Exercise task: Copy nothing but the stretch that opens with the line containing "Give me the matplotlib source for this chart." and closes with the line containing "from matplotlib.transforms import offset_copy". Keep pictures out.

Raw records:
########
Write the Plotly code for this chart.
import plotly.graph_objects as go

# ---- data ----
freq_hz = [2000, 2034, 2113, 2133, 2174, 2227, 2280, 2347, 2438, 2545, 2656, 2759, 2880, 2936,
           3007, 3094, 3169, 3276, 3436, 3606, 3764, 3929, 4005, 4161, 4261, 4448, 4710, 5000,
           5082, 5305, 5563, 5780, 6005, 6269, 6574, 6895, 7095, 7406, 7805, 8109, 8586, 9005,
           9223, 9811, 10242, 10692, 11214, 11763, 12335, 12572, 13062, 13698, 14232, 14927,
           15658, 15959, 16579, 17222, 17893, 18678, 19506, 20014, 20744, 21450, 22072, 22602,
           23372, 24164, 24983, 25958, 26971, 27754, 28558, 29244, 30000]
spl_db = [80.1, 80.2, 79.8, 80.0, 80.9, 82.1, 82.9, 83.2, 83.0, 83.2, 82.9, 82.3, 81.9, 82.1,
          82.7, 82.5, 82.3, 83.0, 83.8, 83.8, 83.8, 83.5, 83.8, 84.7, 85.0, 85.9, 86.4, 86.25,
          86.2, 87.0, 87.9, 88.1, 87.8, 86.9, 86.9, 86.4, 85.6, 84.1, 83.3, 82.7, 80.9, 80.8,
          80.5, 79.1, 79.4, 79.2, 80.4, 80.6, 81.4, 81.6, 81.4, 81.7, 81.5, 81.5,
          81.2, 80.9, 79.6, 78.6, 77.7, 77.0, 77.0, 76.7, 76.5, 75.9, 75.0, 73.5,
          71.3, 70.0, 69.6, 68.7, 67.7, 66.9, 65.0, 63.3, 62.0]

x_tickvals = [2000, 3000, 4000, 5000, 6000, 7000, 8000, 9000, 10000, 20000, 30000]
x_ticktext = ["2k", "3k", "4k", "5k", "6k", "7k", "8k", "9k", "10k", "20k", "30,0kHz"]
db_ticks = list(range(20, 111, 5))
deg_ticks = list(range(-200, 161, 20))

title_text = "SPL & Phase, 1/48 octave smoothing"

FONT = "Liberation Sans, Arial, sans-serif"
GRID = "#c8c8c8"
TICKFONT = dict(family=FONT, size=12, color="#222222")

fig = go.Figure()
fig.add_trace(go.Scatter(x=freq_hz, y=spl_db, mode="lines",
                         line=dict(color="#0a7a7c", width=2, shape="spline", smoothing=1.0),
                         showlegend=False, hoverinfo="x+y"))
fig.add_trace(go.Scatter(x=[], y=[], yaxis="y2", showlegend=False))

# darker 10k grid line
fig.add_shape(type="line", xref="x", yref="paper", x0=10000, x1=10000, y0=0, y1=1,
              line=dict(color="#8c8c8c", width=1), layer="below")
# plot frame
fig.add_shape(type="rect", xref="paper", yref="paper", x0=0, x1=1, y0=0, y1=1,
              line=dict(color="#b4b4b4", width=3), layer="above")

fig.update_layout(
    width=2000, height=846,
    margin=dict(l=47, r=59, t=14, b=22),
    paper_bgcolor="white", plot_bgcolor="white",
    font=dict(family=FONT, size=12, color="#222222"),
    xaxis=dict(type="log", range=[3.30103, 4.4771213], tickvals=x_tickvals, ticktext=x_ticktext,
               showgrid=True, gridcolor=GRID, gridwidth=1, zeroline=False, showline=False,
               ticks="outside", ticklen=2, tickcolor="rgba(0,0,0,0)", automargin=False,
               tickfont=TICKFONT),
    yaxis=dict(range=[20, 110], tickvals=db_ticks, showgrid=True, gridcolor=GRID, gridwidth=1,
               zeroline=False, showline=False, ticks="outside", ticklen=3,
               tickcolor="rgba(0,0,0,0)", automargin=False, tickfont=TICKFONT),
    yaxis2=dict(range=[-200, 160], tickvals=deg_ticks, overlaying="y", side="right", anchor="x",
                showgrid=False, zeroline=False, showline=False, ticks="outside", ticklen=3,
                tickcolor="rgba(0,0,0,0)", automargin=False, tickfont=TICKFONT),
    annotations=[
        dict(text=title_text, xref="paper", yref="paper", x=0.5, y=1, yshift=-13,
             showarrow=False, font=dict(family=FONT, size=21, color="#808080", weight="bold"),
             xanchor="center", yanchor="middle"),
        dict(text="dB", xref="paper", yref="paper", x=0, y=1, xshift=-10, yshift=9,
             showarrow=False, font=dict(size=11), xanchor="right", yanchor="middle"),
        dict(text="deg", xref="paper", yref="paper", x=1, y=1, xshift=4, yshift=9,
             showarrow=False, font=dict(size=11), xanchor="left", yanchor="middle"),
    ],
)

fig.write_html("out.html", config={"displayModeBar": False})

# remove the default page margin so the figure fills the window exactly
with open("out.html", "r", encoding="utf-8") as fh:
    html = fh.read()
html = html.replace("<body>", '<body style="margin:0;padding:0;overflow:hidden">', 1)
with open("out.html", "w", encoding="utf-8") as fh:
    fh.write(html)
########
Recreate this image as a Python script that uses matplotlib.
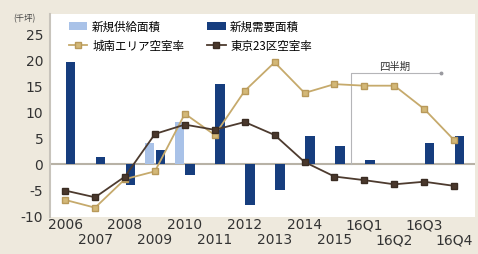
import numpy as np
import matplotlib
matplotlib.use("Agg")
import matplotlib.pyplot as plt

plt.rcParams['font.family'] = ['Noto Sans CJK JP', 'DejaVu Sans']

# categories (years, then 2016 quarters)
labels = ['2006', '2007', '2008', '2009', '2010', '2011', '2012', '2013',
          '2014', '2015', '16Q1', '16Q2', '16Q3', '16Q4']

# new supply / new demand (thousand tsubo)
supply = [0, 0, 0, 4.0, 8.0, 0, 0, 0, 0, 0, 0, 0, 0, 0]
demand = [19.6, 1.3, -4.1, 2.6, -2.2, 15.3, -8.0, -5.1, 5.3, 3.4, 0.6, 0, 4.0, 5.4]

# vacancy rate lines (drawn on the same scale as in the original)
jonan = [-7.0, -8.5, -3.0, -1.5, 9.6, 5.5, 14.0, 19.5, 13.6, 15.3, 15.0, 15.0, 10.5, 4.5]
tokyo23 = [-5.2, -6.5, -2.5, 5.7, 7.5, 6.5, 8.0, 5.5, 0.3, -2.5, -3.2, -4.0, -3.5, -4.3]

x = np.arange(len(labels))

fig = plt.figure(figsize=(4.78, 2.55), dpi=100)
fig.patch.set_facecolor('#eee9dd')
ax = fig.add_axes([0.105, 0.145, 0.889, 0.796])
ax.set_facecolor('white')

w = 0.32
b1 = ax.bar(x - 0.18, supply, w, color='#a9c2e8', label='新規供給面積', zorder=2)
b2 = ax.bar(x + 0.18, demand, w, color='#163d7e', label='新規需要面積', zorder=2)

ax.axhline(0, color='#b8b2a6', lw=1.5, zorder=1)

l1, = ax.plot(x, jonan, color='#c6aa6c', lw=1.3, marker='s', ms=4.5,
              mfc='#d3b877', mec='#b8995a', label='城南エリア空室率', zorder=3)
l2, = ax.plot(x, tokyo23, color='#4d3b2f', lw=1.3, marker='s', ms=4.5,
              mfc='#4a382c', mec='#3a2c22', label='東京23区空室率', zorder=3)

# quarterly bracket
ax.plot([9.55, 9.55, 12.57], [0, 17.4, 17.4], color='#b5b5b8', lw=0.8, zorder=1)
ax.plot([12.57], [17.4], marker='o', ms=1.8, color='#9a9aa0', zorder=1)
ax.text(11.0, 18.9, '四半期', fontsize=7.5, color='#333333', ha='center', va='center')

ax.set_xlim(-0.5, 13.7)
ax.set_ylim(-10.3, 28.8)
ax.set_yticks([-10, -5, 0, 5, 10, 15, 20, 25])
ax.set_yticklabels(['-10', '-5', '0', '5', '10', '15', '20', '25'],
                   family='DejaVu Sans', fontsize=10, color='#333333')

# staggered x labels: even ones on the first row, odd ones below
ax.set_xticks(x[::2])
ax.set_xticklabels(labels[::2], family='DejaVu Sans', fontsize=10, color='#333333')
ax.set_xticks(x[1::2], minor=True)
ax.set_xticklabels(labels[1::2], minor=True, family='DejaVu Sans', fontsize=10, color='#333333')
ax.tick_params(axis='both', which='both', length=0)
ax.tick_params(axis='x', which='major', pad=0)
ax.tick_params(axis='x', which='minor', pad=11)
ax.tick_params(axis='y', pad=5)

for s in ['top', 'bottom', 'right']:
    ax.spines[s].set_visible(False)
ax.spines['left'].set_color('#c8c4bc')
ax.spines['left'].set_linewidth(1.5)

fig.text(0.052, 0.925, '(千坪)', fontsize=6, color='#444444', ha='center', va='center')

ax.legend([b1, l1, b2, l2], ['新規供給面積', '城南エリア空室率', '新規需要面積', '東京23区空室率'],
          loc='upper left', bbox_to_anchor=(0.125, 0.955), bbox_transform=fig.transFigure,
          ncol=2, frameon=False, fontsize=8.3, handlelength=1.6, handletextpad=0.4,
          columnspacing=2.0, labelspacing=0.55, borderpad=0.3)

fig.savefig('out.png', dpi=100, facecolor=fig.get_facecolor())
########
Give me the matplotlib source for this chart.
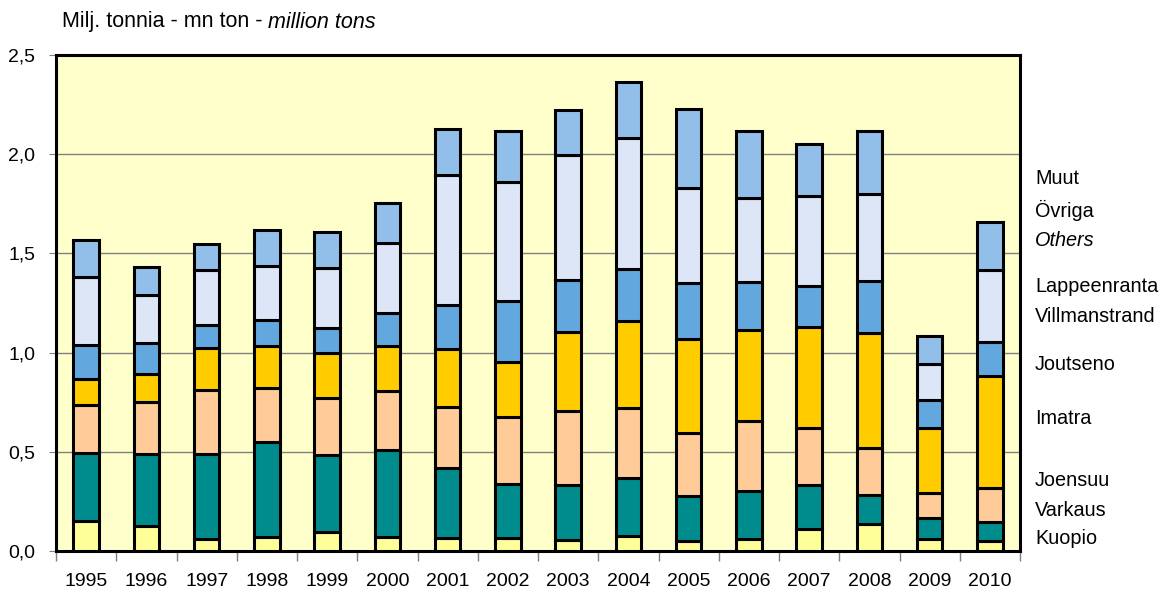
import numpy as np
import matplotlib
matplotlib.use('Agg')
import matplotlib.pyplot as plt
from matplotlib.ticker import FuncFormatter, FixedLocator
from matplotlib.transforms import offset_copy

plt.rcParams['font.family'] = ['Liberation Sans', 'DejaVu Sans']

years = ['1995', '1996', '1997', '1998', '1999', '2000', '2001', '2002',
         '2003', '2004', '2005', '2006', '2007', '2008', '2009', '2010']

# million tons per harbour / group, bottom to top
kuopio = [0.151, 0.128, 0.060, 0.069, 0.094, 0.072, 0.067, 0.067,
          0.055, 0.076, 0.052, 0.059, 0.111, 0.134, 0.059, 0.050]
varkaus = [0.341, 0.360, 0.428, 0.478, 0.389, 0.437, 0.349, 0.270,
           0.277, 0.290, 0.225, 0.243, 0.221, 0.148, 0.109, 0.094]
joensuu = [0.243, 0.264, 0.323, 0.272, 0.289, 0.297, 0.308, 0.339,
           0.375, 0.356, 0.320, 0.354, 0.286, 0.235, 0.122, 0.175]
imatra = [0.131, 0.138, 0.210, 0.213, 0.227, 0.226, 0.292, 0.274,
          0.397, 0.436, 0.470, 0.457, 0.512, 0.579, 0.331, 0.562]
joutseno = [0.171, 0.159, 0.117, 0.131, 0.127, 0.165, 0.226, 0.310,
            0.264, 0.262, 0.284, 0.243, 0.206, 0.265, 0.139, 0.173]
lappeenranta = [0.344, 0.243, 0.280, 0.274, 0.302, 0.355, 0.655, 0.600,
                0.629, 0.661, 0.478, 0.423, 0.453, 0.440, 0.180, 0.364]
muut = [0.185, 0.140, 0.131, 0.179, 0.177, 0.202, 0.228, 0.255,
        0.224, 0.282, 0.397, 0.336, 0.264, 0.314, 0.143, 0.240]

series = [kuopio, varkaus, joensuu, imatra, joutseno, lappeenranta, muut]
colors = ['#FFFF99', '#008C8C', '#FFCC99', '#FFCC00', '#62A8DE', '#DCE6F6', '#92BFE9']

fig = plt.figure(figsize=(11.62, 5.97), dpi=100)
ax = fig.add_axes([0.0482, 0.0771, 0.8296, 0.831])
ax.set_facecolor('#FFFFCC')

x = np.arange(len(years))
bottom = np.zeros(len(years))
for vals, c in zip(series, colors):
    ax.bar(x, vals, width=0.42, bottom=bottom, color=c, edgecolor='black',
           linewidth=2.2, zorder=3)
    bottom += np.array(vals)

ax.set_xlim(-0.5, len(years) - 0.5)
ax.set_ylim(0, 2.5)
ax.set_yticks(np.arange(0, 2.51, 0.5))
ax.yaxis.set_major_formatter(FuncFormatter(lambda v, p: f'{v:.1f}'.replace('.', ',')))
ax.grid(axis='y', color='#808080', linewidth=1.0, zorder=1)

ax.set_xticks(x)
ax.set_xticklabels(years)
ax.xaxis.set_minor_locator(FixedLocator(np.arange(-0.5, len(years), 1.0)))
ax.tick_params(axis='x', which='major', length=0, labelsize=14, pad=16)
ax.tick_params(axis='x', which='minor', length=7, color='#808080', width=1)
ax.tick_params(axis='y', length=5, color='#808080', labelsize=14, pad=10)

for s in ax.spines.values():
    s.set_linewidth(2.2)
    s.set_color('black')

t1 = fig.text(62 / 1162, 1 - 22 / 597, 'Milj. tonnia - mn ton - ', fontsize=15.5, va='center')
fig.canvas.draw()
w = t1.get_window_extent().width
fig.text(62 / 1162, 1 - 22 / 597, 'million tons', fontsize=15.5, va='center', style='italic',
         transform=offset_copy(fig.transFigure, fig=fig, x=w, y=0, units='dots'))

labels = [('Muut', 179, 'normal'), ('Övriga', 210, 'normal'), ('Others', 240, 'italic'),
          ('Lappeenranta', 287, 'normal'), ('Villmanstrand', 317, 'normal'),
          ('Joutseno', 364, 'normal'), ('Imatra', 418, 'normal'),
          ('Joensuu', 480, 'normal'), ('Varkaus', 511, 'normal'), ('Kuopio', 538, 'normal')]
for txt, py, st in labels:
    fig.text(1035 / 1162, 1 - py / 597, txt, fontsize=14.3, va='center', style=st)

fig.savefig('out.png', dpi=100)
########
Exercise response:
Give me the matplotlib source for this chart.
import numpy as np
import matplotlib
matplotlib.use('Agg')
import matplotlib.pyplot as plt
from matplotlib.ticker import FuncFormatter, FixedLocator
from matplotlib.transforms import offset_copy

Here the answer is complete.